O PONTO POR EXCEÇÃO E A LEI DA LIBERDADE ECONÔMICA

A MP da Liberdade Econômica, ao tramitar pelo Congresso, recebeu emendas que aumentaram seu âmbito de aplicação. A MP foi convertida na Lei 13.874 em 20 de setembro deste ano. Assim, a norma passou a contar com disposições que alteram a Consolidação das Leis do Trabalho (CLT), base da legislação trabalhista.

Dentre as mudanças trabalhistas mais relevantes está a nova sistemática no controle do horário de trabalho. Por isso, considerando os reflexos probatórios que o controle de horário pode possuir em processos trabalhistas, bem como a jurisprudência até então oscilante do Tribunal Superior do Trabalho (TST), os impactos da nova legislação merecem atenção.

Previamente, a CLT estabelecia em seu artigo 74 que as empresas com mais de dez empregados deveriam, obrigatoriamente, controlar o horário de entrada e saída de todos esses diariamente. Na nova redação do mesmo artigo, o parágrafo 4º do dispositivo é categórico: “fica permitida a utilização de registro de ponto por exceção à jornada regular de trabalho, mediante acordo individual escrito, convenção coletiva ou acordo coletivo de trabalho”.

Desse modo, empregadores e empregados podem, dentro de sua liberdade contratual, estabelecer que o controle de horas será realizado exclusivamente nos dias em que expediente for maior ou menor àquela estabelecida no contrato de trabalho. Pensa-se, por exemplo, nos dias em que o trabalhador realizar horas extras. Convencionado o ponto por exceção, presume-se que os dias no qual o expediente não tenha sido registrado configurem-se como dias de entrada e saída no horário regular.

A nova lei segue na esteira do raciocínio iniciado pela reforma trabalhista de 2017, que busca privilegiar o acordo entre as partes em detrimento às imposições legais da CLT. Já na reforma de 2017, o mandamento de privilégio do negociado sobre a lei, previsto no artigo 611-A da CLT, admitia a negociação da “modalidade de registro da jornada de trabalho”.

Entre 2017 e a mudança aqui comentada, o TST viveu momento de impasse em seus julgamentos. De um lado, o entendimento tradicional do órgão continuou a ser aplicado, na medida em que a obrigação de ponto diário do antigo artigo 74 da CLT seria inafastável (vide os precedentes RR-1001420-59.2016.5.02.0332 e RR-131300-85.2002.5.01.0059). Por sua vez, outras turmas do órgão entenderam que o artigo 611-A permitiria a aplicação do ponto por exceção porque, desde que acordado, prevaleceria sobre a antiga redação do artigo 74 (como exemplos o RR-1001704-59.2016.5.02.0076 e o ARR-80700-33.2007.5.02.0261).

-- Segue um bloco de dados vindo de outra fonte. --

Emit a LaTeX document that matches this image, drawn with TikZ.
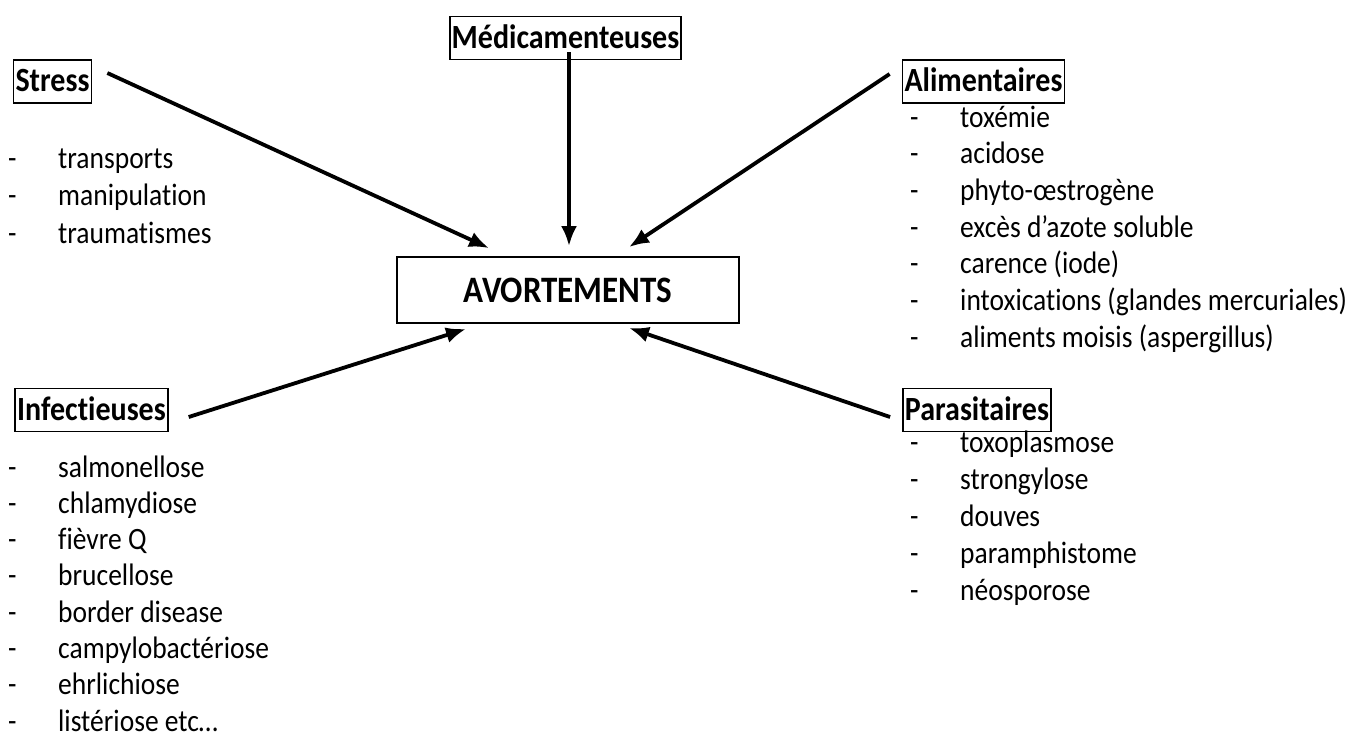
\documentclass[tikz,border=0pt]{standalone}
\usepackage{graphicx}
\usepackage{fontspec}
\setmainfont{Carlito}[Ligatures=NoCommon]
\usetikzlibrary{arrows.meta}
\tikzset{
  head/.style = {draw, line width=1.8pt, font=\bfseries\fontsize{30}{32}\selectfont,
    inner xsep=2pt, inner ysep=6.5pt, text height=25pt, text depth=5pt},
  item/.style = {anchor=base west, inner sep=0pt, font=\fontsize{27.5}{30}\selectfont},
  arr/.style = {line width=3.8pt, -{Latex[length=20pt,width=16pt]}}
}
\newcommand{\tall}[1]{\scalebox{1}[1.13]{#1}}
\newcommand{\dashitem}[1]{\tall{\makebox[50pt][l]{-}#1}}
\begin{document}
\begin{tikzpicture}[x=1pt, y=-1pt]
  \useasboundingbox (0,0) rectangle (1355,740);
  % centre
  \node[draw, line width=1.8pt, minimum width=342pt, minimum height=66pt,
    font=\bfseries\fontsize{33}{35}\selectfont] (avort) at (568,290) {\tall{AVORTEMENTS}};
  % causes
  \node[head] (medic) at (565.5,38) {\tall{Médicamenteuses}};
  \node[head] (stress) at (52.5,81.5) {\tall{Stress}};
  \node[head] (alim) at (983.5,81.5) {\tall{Alimentaires}};
  \node[head] (infect) at (91.5,410) {\tall{Infectieuses}};
  \node[head] (paras) at (977,410) {\tall{Parasitaires}};
  % lists
  \foreach \t [count=\i from 0] in {transports, manipulation, traumatismes}
    \node[item] (str\i) at (8, 168+37.5*\i) {\dashitem{\t}};
  \foreach \t [count=\i from 0] in {toxémie, acidose, phyto-œstrogène,
      excès d’azote soluble, carence (iode), intoxications (glandes mercuriales),
      aliments moisis (aspergillus)}
    \node[item] (ali\i) at (910, 127+36.7*\i) {\dashitem{\t}};
  \foreach \t [count=\i from 0] in {salmonellose, chlamydiose, fièvre Q, brucellose,
      border disease, campylobactériose, ehrlichiose, listériose etc…}
    \node[item] (inf\i) at (8, 477+36.3*\i) {\dashitem{\t}};
  \foreach \t [count=\i from 0] in {toxoplasmose, strongylose, douves,
      paramphistome, néosporose}
    \node[item] (par\i) at (910, 452+37*\i) {\dashitem{\t}};
  % arrows
  \draw[arr] ([shift={(15pt,8.5pt)}]stress.east) -- ([shift={(-79pt,8pt)}]avort.north);
  \draw[arr] ([shift={(3.5pt,8pt)}]medic.south) -- ([shift={(1pt,10pt)}]avort.north);
  \draw[arr] ([shift={(-12pt,7.5pt)}]alim.west) -- ([shift={(61pt,9pt)}]avort.north);
  \draw[arr] ([shift={(20pt,-7pt)}]infect.east) -- ([shift={(-102pt,-5pt)}]avort.south);
  \draw[arr] ([shift={(-12pt,-7pt)}]paras.west) -- ([shift={(61pt,-4pt)}]avort.south);
\end{tikzpicture}
\end{document}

A permissão expressa do controle de horas por exceção trazida pela Lei da Liberdade Econômica, portanto, representa maior segurança jurídica ao pacificar a questão e dar razão à corrente jurisprudencial mais moderna, que entende que empresa e empregado podem convencionar esse tipo de anotação de jornada de trabalho em detrimento da anotação diária prevista pela CLT.

Entretanto, com a alteração legislativa surgem novos impasses. Isso porque o TST possuía entendimento consolidado de que os cartões de ponto com horários de entrada e saída uniformes, popularmente conhecido como “horário britânico”, não valiam como meio de prova (Súmula nº 338). Desse modo, em matéria de prova, a lógica do ponto por exceção de presunção de regularidade do horário trabalhado nos dias não anotados choca-se com o entendimento até então vigente no Tribunal.

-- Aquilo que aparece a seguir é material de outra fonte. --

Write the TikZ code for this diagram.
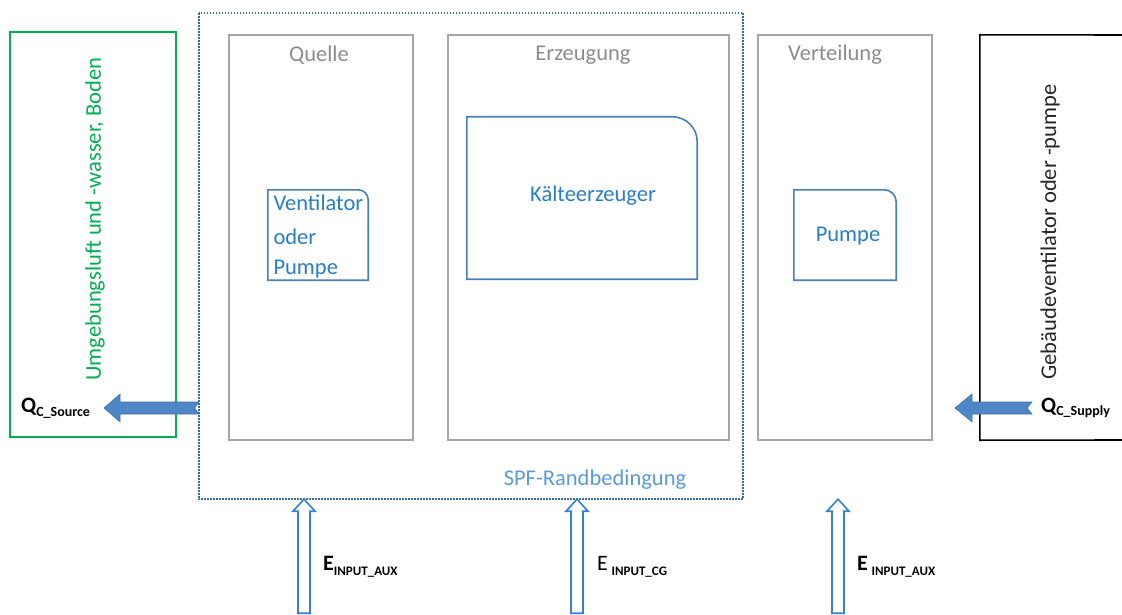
\documentclass[tikz,border=0pt]{standalone}
\usepackage{fontspec}
\setmainfont{Carlito}
\usetikzlibrary{calc}
\definecolor{greenc}{RGB}{0,176,80}
\definecolor{grayline}{RGB}{166,166,166}
\definecolor{graytext}{RGB}{140,140,140}
\definecolor{dotc}{RGB}{60,105,165}
\definecolor{innerline}{RGB}{74,126,187}
\definecolor{innertext}{RGB}{40,125,200}
\definecolor{spftext}{RGB}{91,155,213}
\definecolor{fillarrow}{RGB}{79,134,198}
\definecolor{hollowc}{RGB}{50,130,210}
\tikzset{
  graybox/.style={draw=grayline, line width=1.8pt, inner sep=0pt},
  blank/.style={inner sep=0pt},
  bigfont/.style={font=\fontsize{22.5}{27}\selectfont},
  headtext/.style={text=graytext, bigfont},
  innerlbl/.style={text=innertext, bigfont},
  innerbox/.style={draw=innerline, line width=1.6pt},
  hollowarrow/.style={draw=hollowc, line width=1.6pt, fill=white},
  fillarr/.style={fill=fillarrow, draw=fillarrow!85!black, line width=0.6pt},
  lbl/.style={inner sep=0pt, text=black},
}
\newcommand{\subb}[1]{{\fontsize{13}{15}\selectfont\bfseries #1}}
\newcommand{\subq}[1]{{\fontsize{14}{16}\selectfont\bfseries #1}}
\begin{document}
\begin{tikzpicture}[x=1pt,y=-1pt]
\useasboundingbox (0,0) rectangle (1122,615);
\clip (0,0) rectangle (1122,615);
% outer boxes
\node[draw=greenc, line width=1.4pt, blank, minimum width=166pt, minimum height=405pt] (env) at (93,234.5) {};
\node[rotate=90, text=greenc, bigfont] (envt) at (95,219) {Umgebungsluft und -wasser, Boden};
\node[blank, minimum width=544pt, minimum height=486pt] (spf) at (471,256) {};
\draw[dotc, line width=2.2pt, dash pattern=on 1.8pt off 1.2pt] (spf.north west) rectangle (spf.south east);
\node[text=spftext, bigfont] (spft) at (595,480) {SPF-Randbedingung};
% gray stage boxes
\node[graybox, minimum width=184pt, minimum height=405pt] (quelle) at (321,237.5) {};
\node[graybox, minimum width=281pt, minimum height=405pt] (erz) at (588.5,237.5) {};
\node[graybox, minimum width=174pt, minimum height=405pt] (vert) at (845,237.5) {};
\node[headtext] at (319,55) {Quelle};
\node[headtext] at (583,55) {Erzeugung};
\node[headtext] at (835,55) {Verteilung};
% building box (right side open past the edge)
\node[blank, minimum width=160pt, minimum height=405pt] (bldg) at (1060,237.5) {};
\draw[black, line width=1.6pt] (1130,35) -- (bldg.north west) -- (bldg.south west) -- (1130,440);
\node[rotate=90, text=black!85, bigfont] (bldgt) at (1050,232) {Gebäudeventilator oder -pumpe};
% inner component boxes (top-right corner rounded)
\node[blank, minimum width=100pt, minimum height=90pt] (vent) at (318,235) {};
\draw[innerbox] (vent.south west) -- (vent.north west) -- ($(vent.north east)+(-10,0)$)
  .. controls ($(vent.north east)+(-4.5,0)$) and ($(vent.north east)+(0,4.5)$) .. ($(vent.north east)+(0,10)$)
  -- (vent.south east) -- cycle;
\node[innerlbl, anchor=west] at (270,203) {Ventilator};
\node[innerlbl, anchor=west] at (270,237) {oder};
\node[innerlbl, anchor=west] at (270,269) {Pumpe};
\node[blank, minimum width=230pt, minimum height=162pt] (kg) at (582,198) {};
\draw[innerbox] (kg.south west) -- (kg.north west) -- ($(kg.north east)+(-25,0)$)
  .. controls ($(kg.north east)+(-11,0)$) and ($(kg.north east)+(0,11)$) .. ($(kg.north east)+(0,25)$)
  -- (kg.south east) -- cycle;
\node[innerlbl] at (593,196) {Kälteerzeuger};
\node[blank, minimum width=102pt, minimum height=90pt] (pumpe) at (845,235) {};
\draw[innerbox] (pumpe.south west) -- (pumpe.north west) -- ($(pumpe.north east)+(-12,0)$)
  .. controls ($(pumpe.north east)+(-5.4,0)$) and ($(pumpe.north east)+(0,5.4)$) .. ($(pumpe.north east)+(0,12)$)
  -- (pumpe.south east) -- cycle;
\node[innerlbl] at (848,236) {Pumpe};
% heat flow arrows
\coordinate (srcTip) at (104,408);
\coordinate (srcTail) at (spf.west |- srcTip);
\draw[fillarr] (srcTip) -- ++(16,-14) -- ++(0,8) -- ($(srcTail)+(0,-6)$) -- ($(srcTail)+(-4,0)$) -- ($(srcTail)+(0,6)$) -- ($(srcTip)+(16,6)$) -- ++(0,8) -- cycle;
\node[lbl, anchor=west] (qsrc) at (21,408) {\fontsize{22}{26}\selectfont\bfseries Q\raisebox{-0.35ex}{\subq{C\_Source}}};
\coordinate (supTip) at (955,408);
\coordinate (supTail) at (1032,408);
\draw[fillarr] (supTip) -- ++(17,-14) -- ++(0,8) -- ($(supTail)+(0,-6)$) -- ($(supTail)+(-5,0)$) -- ($(supTail)+(0,6)$) -- ($(supTip)+(17,6)$) -- ++(0,8) -- cycle;
\node[lbl, anchor=west] (qsup) at (1041,408) {\fontsize{22}{26}\selectfont\bfseries Q\raisebox{-0.35ex}{\subq{C\_Supply}}};
% energy input arrows (hollow)
\foreach \n/\x in {a1/304, a2/577, a3/838} {
  \coordinate (\n) at (\x,615);
  \coordinate (\n t) at (\n |- spf.south);
  \draw[hollowarrow] (\n t) -- ++(11,12) -- ++(-5,0) -- ++(0,102) -- ++(-12,0) -- ++(0,-102) -- ++(-5,0) -- cycle;
}
\node[lbl, anchor=west] (e1) at (323,567) {\fontsize{22}{26}\selectfont\bfseries E\raisebox{-0.45ex}{\subb{INPUT\_AUX}}};
\node[lbl, anchor=west] (e2) at (597,567) {\fontsize{22}{26}\selectfont E\,\raisebox{-0.45ex}{\subb{INPUT\_CG}}};
\node[lbl, anchor=west] (e3) at (857,567) {\fontsize{22}{26}\selectfont\bfseries E\,\raisebox{-0.45ex}{\subb{INPUT\_AUX}}};
\end{tikzpicture}
\end{document}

Das considerações tecidas até aqui, vê-se que a pacificação sobre a legalidade do ponto por exceção trazida pela Lei da Liberdade Econômica simplifica o controle diário do expediente de trabalho por parte das empresas, garante segurança jurídica e é coerente com o escopo da Lei de facilitar e desburocratizar a atividade empresarial. Contudo, dada a nova incerteza interpretativa em matéria probatória, é necessário atentar-se às decisões futuras do TST, de modo a compreender como (e se) a corte atribuirá valor probatório a esse tipo de controle.

Referida análise é indispensável para evitar que a adoção do novo sistema possa significar riscos à efetiva comprovação do expediente e, consequentemente, transforme a intenção de simplificação da operatividade das empresas em dificuldade probatória no caso de ações trabalhistas.

 

PEDRO DO AMARAL FERNANDEZ RUIZ

Graduando em Direito da Faculdade de Direito da Universidade de São Paulo – Campus Ribeirão Preto (FDRP/USP).